The AMT Credit Fairness Act has been introduced in the House with significant bipartisan sponsorship. The bill provides relief for incentive stock option alternative minimum tax victims by accelerating the refund of stranded ISO AMT overpayment credits that, under current law, would not be returned within the taxpayer's lifetime.
The legislation was introduced by senior House Ways and Means member Rep. Sam Johnson, R-Tex.
"Many taxpayers across the nation have floated the government an interest-free loan for years because of the interaction of tax rules on the alternative minimum tax and incentive stock options," said Johnson. "The AMT was never meant to be a system that forced families to prepay taxes with little expectation of ever being able to use their accumulated credits. With the relief from this bill, families who have put second mortgages on their homes, cashed out retirement savings, sold assets and struggled to work out payment plans with the Internal Revenue Service can get their money back and get on with their lives."
The legislation lays an important foundation for resolving the ISO AMT crisis, and addresses a severe inequity within the AMT tax system, according to Tim Carlson, president of the Coalition for Tax Fairness.
"Congressman Johnson has taken a critically important step in addressing the unintended and unjust effects on hardworking Americans caused by the current ISO AMT tax provisions," he said.
Johnson's bill would fix a portion of the AMT problem for those who purchased incentive stock options from their employer, and would allow taxpayers with AMT credits that are more than four years old to begin to rebate them either at 20 percent per year, or at $5,000 per year, whichever one is greater. These AMT credits currently amount to an interest-free loan to the government.

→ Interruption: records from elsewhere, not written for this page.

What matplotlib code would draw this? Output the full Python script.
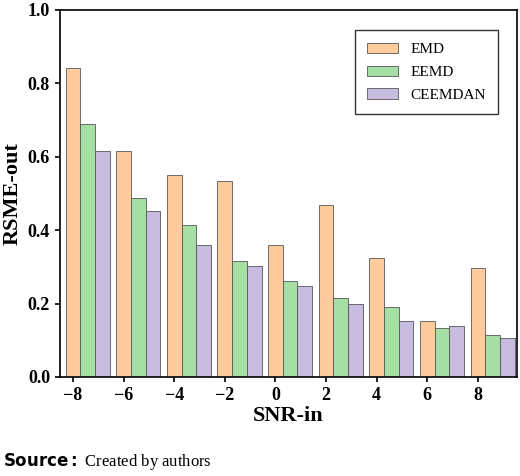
import numpy as np
import matplotlib.pyplot as plt

plt.rcParams['font.family'] = ['Liberation Serif', 'DejaVu Serif']

snr = ['\u22128', '\u22126', '\u22124', '\u22122', '0', '2', '4', '6', '8']
emd = [0.843, 0.615, 0.551, 0.535, 0.360, 0.470, 0.325, 0.152, 0.297]
eemd = [0.690, 0.487, 0.413, 0.315, 0.262, 0.215, 0.192, 0.133, 0.115]
ceemdan = [0.615, 0.453, 0.360, 0.302, 0.248, 0.198, 0.152, 0.138, 0.105]

fig = plt.figure(figsize=(5.2, 4.76), dpi=100)
ax = fig.add_axes([0.115, 0.208, 0.879, 0.771])

x = np.arange(len(snr))
w = 0.29
ax.bar(x, emd, w, color='#fdcb9c', edgecolor='#555555', lw=0.6, label='EMD')
ax.bar(x + w, eemd, w, color='#a6dfa4', edgecolor='#555555', lw=0.6, label='EEMD')
ax.bar(x + 2 * w, ceemdan, w, color='#c8bbe0', edgecolor='#555555', lw=0.6, label='CEEMDAN')

ax.set_xticks(x)
ax.set_xticklabels(snr, fontsize=13)
ax.set_xlim(-0.26, 8.77)
ax.set_ylim(0, 1.0)
ax.set_yticks(np.arange(0, 1.01, 0.2))
ax.set_yticklabels(['%.1f' % v for v in np.arange(0, 1.01, 0.2)], fontsize=13, fontweight='bold')
for t in ax.get_xticklabels():
    t.set_fontweight('bold')
ax.set_xlabel('SNR-in', fontsize=16, fontweight='bold', labelpad=2)
ax.set_ylabel('RSME-out', fontsize=16, fontweight='bold', labelpad=4)
ax.tick_params(direction='out', width=1.2)
for s in ax.spines.values():
    s.set_linewidth(1.2)

ax.legend(loc='upper right', fontsize=11, fancybox=False, edgecolor='black',
          borderpad=0.8, labelspacing=0.6, bbox_to_anchor=(0.975, 0.965))

fig.text(0.005, 0.02, r'$\bf{Source:}$ Created by authors', fontsize=12)
fig.savefig('out.png', dpi=100)
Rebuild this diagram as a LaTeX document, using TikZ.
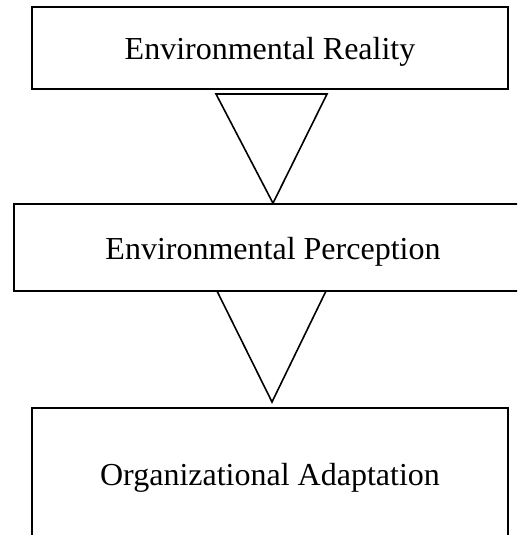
\documentclass[tikz,border=0pt]{standalone}
\usepackage{fontspec}
\setmainfont{Liberation Serif}
\usepackage{tikz}

\begin{document}
\begin{tikzpicture}[x=1pt, y=-1pt, line width=1.6pt,
        stage/.style = {draw, rectangle, inner sep=0pt, text height=23pt, text depth=0pt,
                        font=\fontsize{32}{38}\selectfont},
        funnel/.style = {draw, line join=miter}]
                \useasboundingbox (0,0) rectangle (517,535);
                \clip (0,0) rectangle (517,535);
                \node[stage, minimum width=476pt, minimum height=82pt] (er) at (270,48) {Environmental Reality};
                \node[stage, minimum width=518pt, minimum height=87pt] (ep) at (273,247.5) {Environmental Perception};
                \node[stage, minimum width=476pt, minimum height=132pt] (oa) at (270,474) {Organizational Adaptation};
                \coordinate (a1) at (216,94);
                \coordinate (b1) at (327,94);
                \coordinate (a2) at (217,291);
                \coordinate (b2) at (326,291);
                \coordinate (c2) at (272,402);
                \draw[funnel] (a1) -- (b1) -- (ep.north) -- cycle;
                \draw[funnel] (a2) -- (c2) -- (b2);
            \end{tikzpicture}
\end{document}
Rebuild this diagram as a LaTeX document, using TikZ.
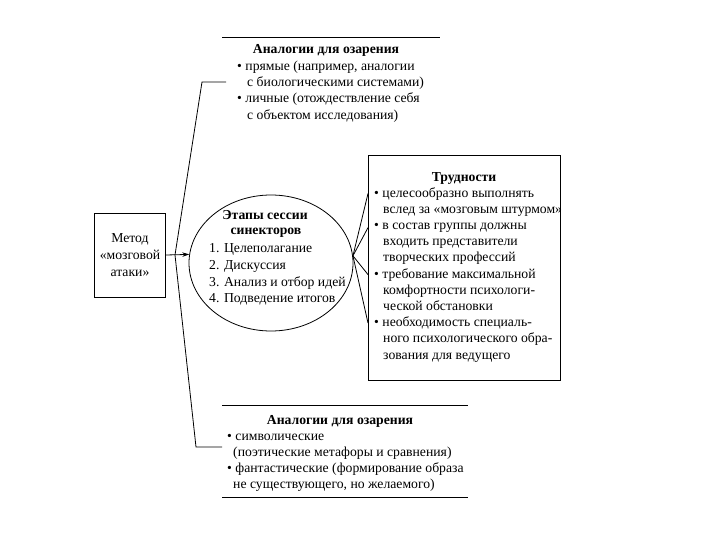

"No one should have to float the government an interest-free loan forever," observed Rep. Johnson.
Trouble from the bubble
Many families experienced this financial disaster as a result of technology companies offering ISOs, according to Johnson. For a great majority of the employees, things went south fast when the so-called "tech bubble" burst, and families were faced with paying the AMT on phantom gains.
In most cases, upon purchasing ISOs, people were automatically thrown into the AMT. Although critics have argued the wisdom of companies granting ISOs, with all their complications, to middle managers and rank-and-file employees who did not routinely use tax professionals and financial planners to manage their affairs, the problem persisted.
In a recent case that underscores the way the AMT hurts ISO holders when the stock loses value after the option is exercised, a taxpayer, Ronal Speltz, earned about $70,000 a year, and his employer issued him ISOs to augment his salary. Instead, the ISOs triggered a tax nightmare when he exercised them before the tech bubble burst, leaving him with nearly worthless stock but with an unexpected tax bill of nearly $225,000.
The Coalition for Tax Fairness' Carlson, arguing pro bono in the tax court on behalf of Speltz, lost the case because the court found that the taxpayer failed to qualify under the "effective tax administration" provisions of the Offer-in-Compromise Program. Since the taxpayer had sufficient income to meet "basic living expenses," he didn't qualify for the condition covered by the regs - "where collection in full could be achieved but would cause economic hardship."
In a report to Congress, National Taxpayer Advocate Nina Olson said that she believes the effective tax provisions in the code would cover unfair application of the AMT.
"The IRS summarily rejects ETA offers in cases where one of the inequities faced by the taxpayer is an 'unfair' operation of the AMT," she stated. "The IRS reasons that a compromise of AMT liabilities would be a way to circumvent the will of Congress. However, this position overlooks the possibility that the 'unfair' operation of the tax rules may be one of many factors that may justify the acceptance of an ETA offer based upon the unique circumstances of a particular taxpayer."
"This is typical of the many cases where the taxpayer thinks he's getting something of value, but ends up being hurt by the ISO," said Carlson. "The alternative minimum tax often results in taxes exceeding 400 percent of these employees' annual salaries, with the double whammy that they never see any actual income from the worthless stock."
This is the reason that the push for legislative action on this specific harm is going ahead, despite the eventual prospects for total repeal of the AMT, according to Carlson.
A matter of urgency
"Some people questioned why we would deal with this problem now, rather than wait for the AMT to be repealed," he said. "But there is a tremendous urgency where people are losing their homes, their retirement accounts, and are pulling their kids out of college because these huge prepayments are sucking everything they have and everything they don't have, and not allowing them to live a normal life."
"The AMT credit was initially intended to be a prepayment on future income," he explained, "but it was not crafted in a way in which it could appropriately account for a dramatic decline in the market. These people will never have the future income, but the prepayment is still due - a stranded AMT credit, with no way for them to recover it in their lifetime."
Carlson is optimistic that the bill proposed in the House Ways and Means Committee will be passed. "The prospects are quite good. We worked hard to build a base of support in the House, and we're working to prepare a parallel base in the Senate," he said. "The reception in the Senate has been similar to that in the House. Once people understand the injustice and the gravity of the problem, they realize that this is a problem that needs to be fixed now. We're encouraged that we'll get similar legislation in the Senate shortly."